Стервятническая тактика напиваться чужой кровью проводится невероятно топорно. Но пугает в ней даже не то, что власть разучилась делать внешнюю политику без палева. Опасно другое, наши bad guys потеряли всякое чувство даже не такта, а политической реальности, и готовы начать жить по законам бандитского прошлого, о котором им напомнил народ. В своей предвыборной статье “Россия сосредотачивается” Путин, всё так же говоря в рамках дискурса суверенной демократии, объясняет свою цель сохранить за собой власть через нарратив группировок. Для него нет политической сцены, на которой есть различные независимые ветви власти (да и откуда им взяться, если все 12 лет он их уничтожал?), нет понятий партийности, которые несут за собой идеологию. Путин говорит только об “элитах”, которые либо тянут “к застою”, либо “в революцию”. Разговор ведётся о предмете “крышевания”, национальной русской черте, о которой мир смог так много узнать в лондонском суде
В книге “Операция «Единая Россия»” Ильи Жегулева и Людмилы Романовой есть описание замечательной беседы Путина с Березовским, когда будущий президент был ещё главой ФСБ. Тогда они были помогающими друг другу властными бонзами, и строящий партию “Единство” олигарх спросил “чекиста”, в котором видел будущего президента, не хочет ли он занять кремлёвское кресло. Владимир Владимирович отнекнулся, сказав, что он человек другого склада. На вопрос, а кем бы он тогда хотел себя видеть, Путин ответил: “Я хотел бы быть… Березовским”.
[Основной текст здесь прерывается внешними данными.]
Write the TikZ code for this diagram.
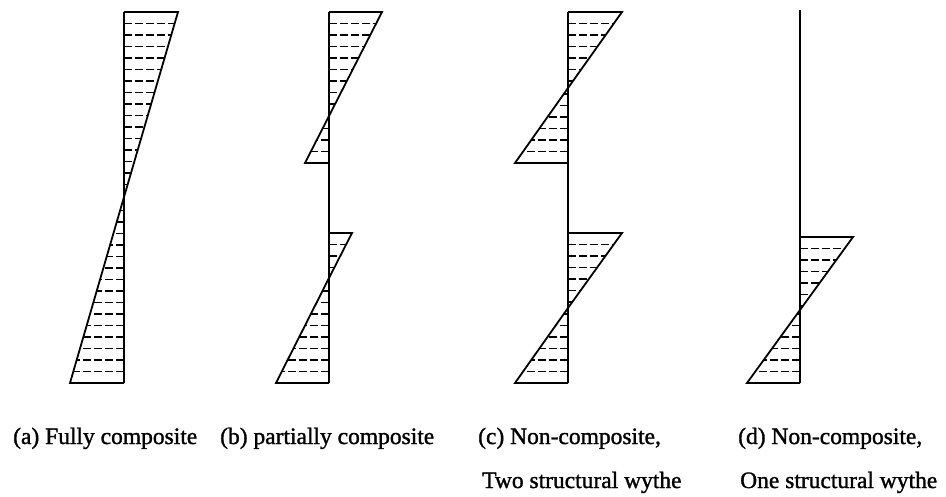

Можно смело говорить, Владимир Владимирович исполнил своё желание. Он стал Березовским. И теперь, как и за двенадцать лет до этого, нам снова придётся избавляться от Березовского. Только на этот раз всё может быть куда более печально, ведь где есть оружие для Сирии, там наверняка найдётся оружие и для собственных граждан. Всё по законам плохих парней.